Computer Science Graduate Seminar: Modal Sound Synthesis for Interactive Virtual Environments
Thursday, December 14, 2017, 4:00pm
Location: Seminar room 003 at IT Center, Kopernikusstraße 6
Speaker: Dipl.-Inform. Dominik Rausch
This thesis will present methods for sound synthesis for real-time application. In an initial study, the applicability and usability of synthesized vibration sounds will be examined for a virtual drilling task. The study shows that for the chosen scenario, realistic drilling sound can support interaction in a similar way to haptic vibrations, and can be utilized to compensate for a lack of haptic feedback. Modal Synthesis is a promising approach for an automatic synthesis of physically-based contact sounds from the geometry and material properties of scene objects. However, some limitations still restrict the applicability of modal synthesis, which will be addressed in this thesis. Synthesizing sounds in real-time can be a challenging problem. For this, Modal Synthesis is a promising approach that allows generating the contact of objects based on their physical properties. Modal Synthesis requires a Modal Analysis must be performed. This is a computationally expensive task and usually performed in a pre-processing step. In this thesis, approaches for the computation of a Modal Analysis at run-time will be proposed, which enable the use of Modal Synthesis for objects that cannot be analyzed upfront, e.g. because they are created interactively or are modified by the user.

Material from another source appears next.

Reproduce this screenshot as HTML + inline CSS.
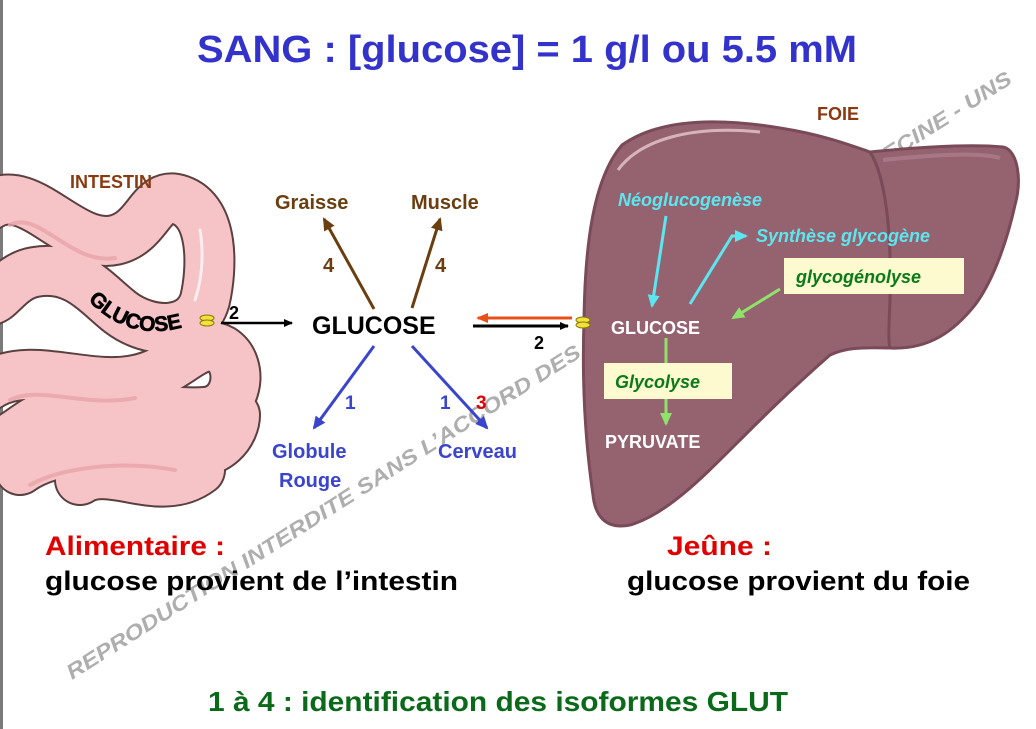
<!DOCTYPE html>
<html><head><meta charset="utf-8">
<style>
html,body{margin:0;padding:0;background:#fff;}
svg{display:block;}
text{font-family:"Liberation Sans",Arial,sans-serif;font-weight:bold;}
.n{font-family:"Liberation Sans Narrow","Liberation Sans",Arial,sans-serif;}
</style></head>
<body>
<svg width="1036" height="729" viewBox="0 0 1036 729" xmlns="http://www.w3.org/2000/svg">
<defs>
<marker id="ab" markerWidth="10" markerHeight="10" refX="8" refY="5" orient="auto" markerUnits="userSpaceOnUse"><path d="M0,1 L9,5 L0,9 z" fill="#000"/></marker>
<marker id="abr" markerWidth="14" markerHeight="14" refX="11" refY="7" orient="auto" markerUnits="userSpaceOnUse"><path d="M0,1 L13,7 L0,13 z" fill="#6b3e10"/></marker>
<marker id="abl" markerWidth="14" markerHeight="14" refX="11" refY="7" orient="auto" markerUnits="userSpaceOnUse"><path d="M0,1 L13,7 L0,13 z" fill="#3a44cc"/></marker>
<marker id="aor" markerWidth="12" markerHeight="12" refX="10" refY="6" orient="auto" markerUnits="userSpaceOnUse"><path d="M0,1 L12,6 L0,11 z" fill="#e8501a"/></marker>
<marker id="acy" markerWidth="14" markerHeight="14" refX="11" refY="7" orient="auto" markerUnits="userSpaceOnUse"><path d="M0,1 L13,7 L0,13 z" fill="#5ce6f0"/></marker>
<marker id="agr" markerWidth="14" markerHeight="14" refX="11" refY="7" orient="auto" markerUnits="userSpaceOnUse"><path d="M0,1 L13,7 L0,13 z" fill="#8fe26a"/></marker>
<path id="gp" d="M88,300 Q130,345 190,325"/>
</defs>

<rect x="0" y="0" width="3" height="729" fill="#7a7a7a"/>

<text x="0" y="0" transform="translate(72,680) rotate(-32.4)" font-size="21" fill="#9a9a9a" fill-opacity="0.8" font-style="italic" textLength="1115" lengthAdjust="spacingAndGlyphs">REPRODUCTION INTERDITE SANS L’ACCORD DES AUTEURS - FACULTE DE MEDECINE - UNS</text>

<g fill="none" stroke-linecap="round" stroke-linejoin="round">
 <g stroke="#5a4040" stroke-width="52">
  <path d="M-10,205 C30,180 70,250 115,240 C150,232 150,190 180,200 C215,212 212,270 205,300 C195,335 150,335 120,312 C95,292 75,265 35,272 C10,276 0,300 -10,300"/>
  <path d="M-10,385 C30,360 85,390 135,380 C180,372 195,335 222,350 C245,365 238,410 205,412 C165,415 100,398 55,412 C25,422 10,445 -10,445"/>
  <path d="M20,470 C50,448 120,440 175,452 C220,460 235,430 235,415"/>
  <path d="M80,480 C110,460 160,500 200,470"/>
 </g>
 <g stroke="#f6c4c6" stroke-width="48">
  <path d="M-10,205 C30,180 70,250 115,240 C150,232 150,190 180,200 C215,212 212,270 205,300 C195,335 150,335 120,312 C95,292 75,265 35,272 C10,276 0,300 -10,300"/>
  <path d="M-10,385 C30,360 85,390 135,380 C180,372 195,335 222,350 C245,365 238,410 205,412 C165,415 100,398 55,412 C25,422 10,445 -10,445"/>
  <path d="M20,470 C50,448 120,440 175,452 C220,460 235,430 235,415"/>
  <path d="M80,480 C110,460 160,500 200,470"/>
 </g>
 <g stroke="#e9a4a8" stroke-width="4" opacity="0.8">
  <path d="M10,225 C40,210 70,265 115,258"/>
  <path d="M10,400 C40,385 85,408 135,398"/>
  <path d="M30,485 C60,468 120,460 175,470"/>
 </g>
 <path d="M200,230 C205,260 200,285 195,300" stroke="#fff" stroke-width="3" opacity="0.7"/>
</g>
<text font-size="21" fill="#000" stroke="#000" stroke-width="0.6"><textPath href="#gp">GLUCOSE</textPath></text>
<text x="70" y="188" font-size="18" fill="#8a3a10">INTESTIN</text>
<ellipse cx="207" cy="318" rx="7" ry="3" fill="#f0e040" stroke="#8a7a00" stroke-width="1"/>
<ellipse cx="207" cy="323" rx="7" ry="3" fill="#f0e040" stroke="#8a7a00" stroke-width="1"/>

<path d="M622,145 C660,118 720,118 780,128 C820,134 850,145 870,152 C890,150 960,143 1003,147 C1018,150 1022,180 1015,205 C1005,250 990,285 975,305 C955,330 930,350 890,348 C860,347 845,348 830,355 C790,390 760,420 735,445 C700,480 665,515 630,525 C605,530 595,515 593,495 C585,440 582,380 584,320 C585,250 592,180 622,145 Z" fill="#956370" stroke="#7a4a58" stroke-width="3"/>
<path d="M870,152 C885,175 892,230 890,300 C889,325 888,340 890,348" fill="none" stroke="#7a4a58" stroke-width="3"/>
<path d="M618,170 C640,140 690,125 760,132" fill="none" stroke="#e6c8d0" stroke-width="3" opacity="0.8"/>
<path d="M883,160 C930,155 980,152 1000,158" fill="none" stroke="#b08090" stroke-width="4" opacity="0.7"/>
<text x="817" y="120" font-size="18" fill="#8a3a10">FOIE</text>
<text x="618" y="206" font-size="18" fill="#5ce6f0" font-style="italic">Néoglucogenèse</text>
<text x="756" y="242" font-size="18" fill="#5ce6f0" font-style="italic">Synthèse glycogène</text>
<path d="M666,216 L652,306" stroke="#5ce6f0" stroke-width="3" fill="none" marker-end="url(#acy)"/>
<path d="M690,304 L732,236 L746,236" stroke="#5ce6f0" stroke-width="3" fill="none" marker-end="url(#acy)"/>
<rect x="784" y="258" width="180" height="36" fill="#fdfad0"/>
<text x="796" y="283" font-size="18" fill="#0a7a1a" font-style="italic">glycogénolyse</text>
<path d="M780,289 L733,318" stroke="#8fe26a" stroke-width="3" fill="none" marker-end="url(#agr)"/>
<text x="611" y="334" font-size="18" fill="#fff">GLUCOSE</text>
<path d="M666,338 L666,364" stroke="#8fe26a" stroke-width="3"/>
<rect x="604" y="363" width="128" height="36" fill="#fdfad0"/>
<text x="615" y="388" font-size="18" fill="#0a7a1a" font-style="italic">Glycolyse</text>
<path d="M666,399 L666,424" stroke="#8fe26a" stroke-width="3" fill="none" marker-end="url(#agr)"/>
<text x="605" y="448" font-size="18" fill="#fff">PYRUVATE</text>

<text x="197" y="62" class="n" font-size="38" fill="#3333cc" textLength="660" lengthAdjust="spacingAndGlyphs">SANG : [glucose] = 1 g/l ou 5.5 mM</text>
<text x="312" y="334" font-size="25" fill="#000">GLUCOSE</text>
<path d="M221,323 L292,323" stroke="#000" stroke-width="2.5" marker-end="url(#ab)"/>
<text x="229" y="319" font-size="18" fill="#000" font-weight="normal">2</text>
<path d="M473,326 L568,326" stroke="#000" stroke-width="3" marker-end="url(#ab)"/>
<path d="M572,318 L478,318" stroke="#e8501a" stroke-width="3" marker-end="url(#aor)"/>
<text x="534" y="349" font-size="18" fill="#000" font-weight="normal">2</text>
<ellipse cx="583" cy="320" rx="7" ry="3" fill="#f0e040" stroke="#8a7a00" stroke-width="1"/>
<ellipse cx="583" cy="325" rx="7" ry="3" fill="#f0e040" stroke="#8a7a00" stroke-width="1"/>

<text x="275" y="209" font-size="20" fill="#6b3e10">Graisse</text>
<text x="411" y="209" font-size="20" fill="#6b3e10">Muscle</text>
<path d="M374,309 L324,219" stroke="#6b3e10" stroke-width="3" marker-end="url(#abr)"/>
<path d="M412,308 L440,219" stroke="#6b3e10" stroke-width="3" marker-end="url(#abr)"/>
<text x="323" y="272" font-size="20" fill="#6b3e10">4</text>
<text x="435" y="272" font-size="20" fill="#6b3e10">4</text>

<path d="M374,346 L314,428" stroke="#3a44cc" stroke-width="3" marker-end="url(#abl)"/>
<path d="M412,346 L487,428" stroke="#3a44cc" stroke-width="3" marker-end="url(#abl)"/>
<text x="345" y="409" font-size="19" fill="#3a44cc">1</text>
<text x="440" y="409" font-size="19" fill="#3a44cc">1</text>
<text x="476" y="409" font-size="19" fill="#e00000">3</text>
<text x="272" y="458" font-size="20" fill="#3a44cc">Globule</text>
<text x="279" y="487" font-size="20" fill="#3a44cc">Rouge</text>
<text x="438" y="458" font-size="20" fill="#3a44cc">Cerveau</text>

<text x="45" y="555" class="n" font-size="27" fill="#e00000" textLength="180" lengthAdjust="spacingAndGlyphs">Alimentaire :</text>
<text x="45" y="590" class="n" font-size="27" fill="#000" textLength="413" lengthAdjust="spacingAndGlyphs">glucose provient de l’intestin</text>
<text x="667" y="555" class="n" font-size="27" fill="#e00000" textLength="105" lengthAdjust="spacingAndGlyphs">Jeûne :</text>
<text x="627" y="590" class="n" font-size="27" fill="#000" textLength="343" lengthAdjust="spacingAndGlyphs">glucose provient du foie</text>
<text x="208" y="711" class="n" font-size="28" fill="#0a6a1a" textLength="580" lengthAdjust="spacingAndGlyphs">1 à 4 : identification des isoformes GLUT</text>
</svg>
</body></html>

For this, the run-time requirements will be evaluated, and appropriate Levels-of-Detail approximations will be presented. When a Modal Analysis has been computed, the resulting modal data can be used to compute the vibration sound produced by an object. These vibrations are excited by forces acting on the object. At run-time, the Modal Synthesis has to evaluate the modal vibrations and apply the force excitation. While these computations can be performed on a CPU, this strongly limits the number and complexity of sounding objects and the forces acting on them. This thesis will present specialized algorithms to compute the Modal Synthesis with active forces on a graphics card, allowing for a high number of sounding objects.
The computer science lecturers invite interested people to join.